Work to do: Write out the opening lines of the data word for word, up to and including the line with "import plotly.graph_objects as go", and leave every picture and every later line out.

+++ Source data

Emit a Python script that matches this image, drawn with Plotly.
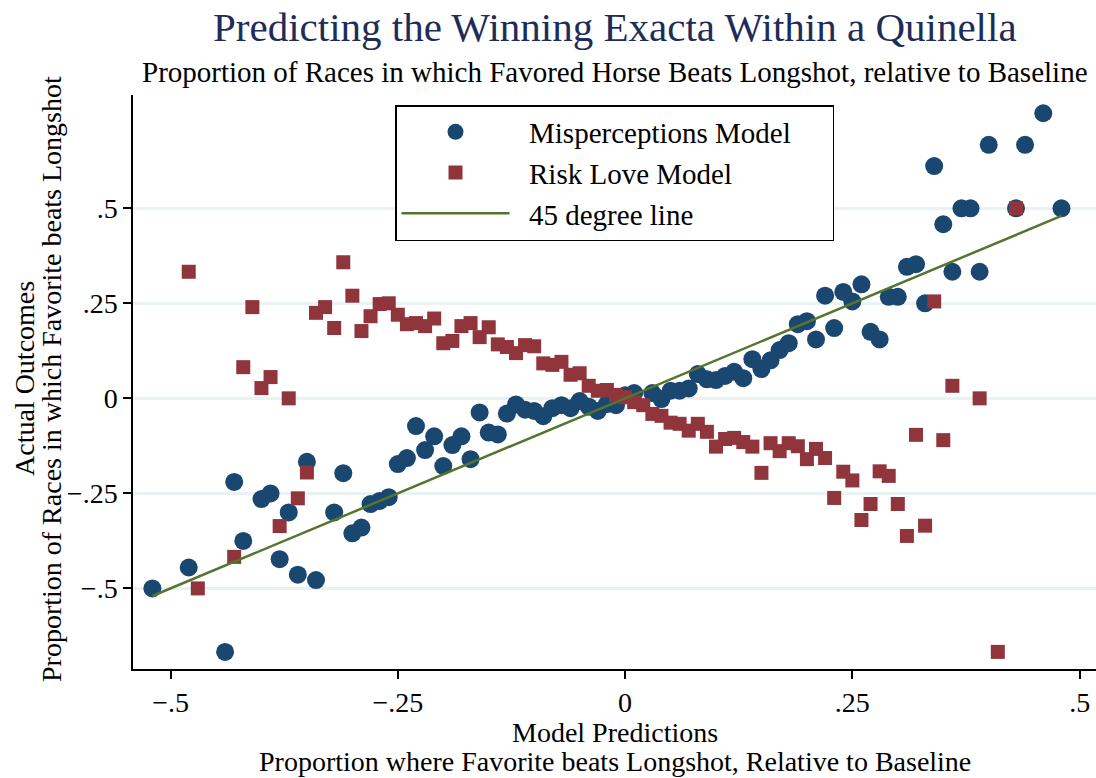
import plotly.graph_objects as go

# Misperceptions Model (navy circles)
mis_x = [-0.52, -0.48, -0.44, -0.43, -0.42, -0.40, -0.39, -0.38, -0.37, -0.36,
         -0.35, -0.34, -0.32, -0.31, -0.30, -0.29, -0.28, -0.27, -0.26, -0.25,
         -0.24, -0.23, -0.22, -0.21, -0.20, -0.19, -0.18, -0.17, -0.16, -0.15,
         -0.14, -0.13, -0.12, -0.11, -0.10, -0.09, -0.08, -0.07, -0.06, -0.05,
         -0.04, -0.03, -0.02, -0.01, 0.00, 0.01, 0.03, 0.04, 0.05, 0.06,
         0.07, 0.08, 0.09, 0.10, 0.11, 0.12, 0.13, 0.14, 0.15, 0.16,
         0.17, 0.18, 0.19, 0.20, 0.21, 0.22, 0.23, 0.24, 0.25, 0.26,
         0.27, 0.28, 0.29, 0.30, 0.31, 0.32, 0.33, 0.34, 0.35, 0.36,
         0.37, 0.38, 0.39, 0.40, 0.43, 0.44, 0.46, 0.48]
mis_y = [-0.500, -0.445, -0.667, -0.220, -0.375, -0.265, -0.250, -0.423, -0.300, -0.464,
         -0.167, -0.478, -0.300, -0.197, -0.355, -0.340, -0.278, -0.270, -0.260, -0.173,
         -0.157, -0.073, -0.136, -0.100, -0.178, -0.123, -0.100, -0.160, -0.037, -0.090,
         -0.095, -0.040, -0.016, -0.030, -0.033, -0.047, -0.026, -0.018, -0.026, -0.007,
         -0.022, -0.033, -0.015, -0.018, 0.008, 0.014, 0.014, -0.002, 0.020, 0.020,
         0.026, 0.064, 0.050, 0.048, 0.059, 0.070, 0.053, 0.103, 0.077, 0.100,
         0.127, 0.145, 0.195, 0.203, 0.155, 0.270, 0.185, 0.280, 0.255, 0.300,
         0.175, 0.155, 0.267, 0.267, 0.346, 0.353, 0.250, 0.611, 0.458, 0.333,
         0.500, 0.500, 0.333, 0.667, 0.500, 0.667, 0.750, 0.500]

# Risk Love Model (maroon squares)
risk_x = [-0.48, -0.47, -0.43, -0.42, -0.41, -0.40, -0.39, -0.38, -0.37, -0.36,
          -0.35, -0.34, -0.33, -0.32, -0.31, -0.30, -0.29, -0.28, -0.27, -0.26,
          -0.25, -0.24, -0.23, -0.22, -0.21, -0.20, -0.19, -0.18, -0.17, -0.16,
          -0.15, -0.14, -0.13, -0.12, -0.11, -0.10, -0.09, -0.08, -0.07, -0.06,
          -0.05, -0.04, -0.03, -0.02, -0.01, 0.00, 0.01, 0.02, 0.03, 0.04,
          0.05, 0.06, 0.07, 0.08, 0.09, 0.10, 0.11, 0.12, 0.13, 0.14,
          0.15, 0.16, 0.17, 0.18, 0.19, 0.20, 0.21, 0.22, 0.23, 0.24,
          0.25, 0.26, 0.27, 0.28, 0.29, 0.30, 0.31, 0.32, 0.33, 0.34,
          0.35, 0.36, 0.39, 0.41, 0.43]
risk_y = [0.333, -0.500, -0.417, 0.082, 0.240, 0.027, 0.056, -0.336, 0.000, -0.263,
          -0.195, 0.225, 0.240, 0.185, 0.358, 0.270, 0.177, 0.216, 0.248, 0.250,
          0.220, 0.195, 0.198, 0.190, 0.210, 0.145, 0.151, 0.190, 0.198, 0.161,
          0.187, 0.142, 0.135, 0.119, 0.140, 0.137, 0.092, 0.088, 0.096, 0.062,
          0.066, 0.033, 0.020, 0.022, 0.009, 0.003, -0.010, -0.018, -0.041, -0.046,
          -0.064, -0.067, -0.085, -0.067, -0.088, -0.127, -0.107, -0.104, -0.115, -0.127,
          -0.196, -0.118, -0.139, -0.118, -0.126, -0.160, -0.133, -0.157, -0.262, -0.193,
          -0.216, -0.320, -0.278, -0.192, -0.204, -0.278, -0.362, -0.096, -0.335, 0.255,
          -0.110, 0.033, 0.000, -0.667, 0.500]

# 45 degree line
line_x = [-0.52, 0.48]
line_y = [-0.52, 0.48]

tick_vals = [-0.5, -0.25, 0, 0.25, 0.5]
tick_text = ["\u2212.5", "\u2212.25", "0", ".25", ".5"]

FONT = "Liberation Serif"
NAVY = "#1a476f"
MAROON = "#90353b"
GREEN = "#55752f"
NB = "\u00a0"

fig = go.Figure()
fig.add_trace(go.Scatter(x=mis_x, y=mis_y, mode="markers",
                         name=NB * 2 + "Misperceptions Model" + NB * 5,
                         legendgroup="a",
                         marker=dict(symbol="circle", size=18, color=NAVY, line=dict(width=0))))
fig.add_trace(go.Scatter(x=risk_x, y=risk_y, mode="markers",
                         name=NB * 2 + "Risk Love Model",
                         legendgroup="b",
                         marker=dict(symbol="square", size=14, color=MAROON, line=dict(width=0))))
fig.add_trace(go.Scatter(x=line_x, y=line_y, mode="lines",
                         name=NB * 2 + "45 degree line",
                         legendgroup="c",
                         line=dict(color=GREEN, width=2.5)))

PL, PR, PT, PB = 133, 0, 95, 109
W, H = 1096, 778
pw, ph = W - PL - PR, H - PT - PB


def px_x(p):
    return (p - PL) / pw


def px_y(p):
    return (H - PB - p) / ph


TS = 29
AS = 28
annots = [
    dict(text="Predicting the Winning Exacta Within a Quinella", x=0.5, y=px_y(27),
         font=dict(size=41, color="#1e2c58", family=FONT)),
    dict(text="Proportion of Races in which Favored Horse Beats Longshot, relative to Baseline",
         x=0.5, y=px_y(72), font=dict(size=TS, color="black", family=FONT)),
    dict(text="Model Predictions", x=0.5, y=px_y(732),
         font=dict(size=AS, color="black", family=FONT)),
    dict(text="Proportion where Favorite beats Longshot, Relative to Baseline", x=0.5, y=px_y(761),
         font=dict(size=AS, color="black", family=FONT)),
    dict(text="Actual Outcomes", x=px_x(24), y=px_y(379), textangle=-90,
         font=dict(size=AS, color="black", family=FONT)),
    dict(text="Proportion of Races in which Favorite beats Longshot", x=px_x(51), y=px_y(379),
         textangle=-90, font=dict(size=AS, color="black", family=FONT)),
]
for a in annots:
    a.update(xref="paper", yref="paper", showarrow=False, xanchor="center", yanchor="middle")

fig.update_layout(
    width=W, height=H,
    margin=dict(l=PL, r=PR, t=PT, b=PB, autoexpand=False),
    paper_bgcolor="white", plot_bgcolor="white",
    font=dict(family=FONT, size=TS, color="black"),
    annotations=annots,
    showlegend=True,
    legend=dict(x=px_x(395), y=px_y(105), xanchor="left", yanchor="top",
                bgcolor="white", bordercolor="black", borderwidth=1.5,
                font=dict(size=TS, family=FONT, color="black"),
                traceorder="grouped", tracegroupgap=0, itemwidth=108,
                itemsizing="trace"),
    xaxis=dict(range=[-0.5413, 0.518], tickvals=tick_vals, ticktext=tick_text,
               showgrid=False, zeroline=False, showline=True, linecolor="black", linewidth=1.5,
               ticks="outside", ticklen=8, tickwidth=1.5, tickcolor="black",
               tickfont=dict(size=28, family=FONT, color="black")),
    yaxis=dict(range=[-0.712, 0.798], tickvals=tick_vals, ticktext=tick_text,
               showgrid=True, gridcolor="#eaf2f3", gridwidth=2.5, zeroline=False,
               showline=True, linecolor="black", linewidth=1.5,
               ticks="outside", ticklen=8, tickwidth=1.5, tickcolor="black",
               tickfont=dict(size=28, family=FONT, color="black")),
)

fig.write_html("out.html", config={"displayModeBar": False},
               post_script="document.body.style.margin='0';document.body.style.overflow='hidden';")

++++++

Expected output:
Emit a Python script that matches this image, drawn with Plotly.
import plotly.graph_objects as go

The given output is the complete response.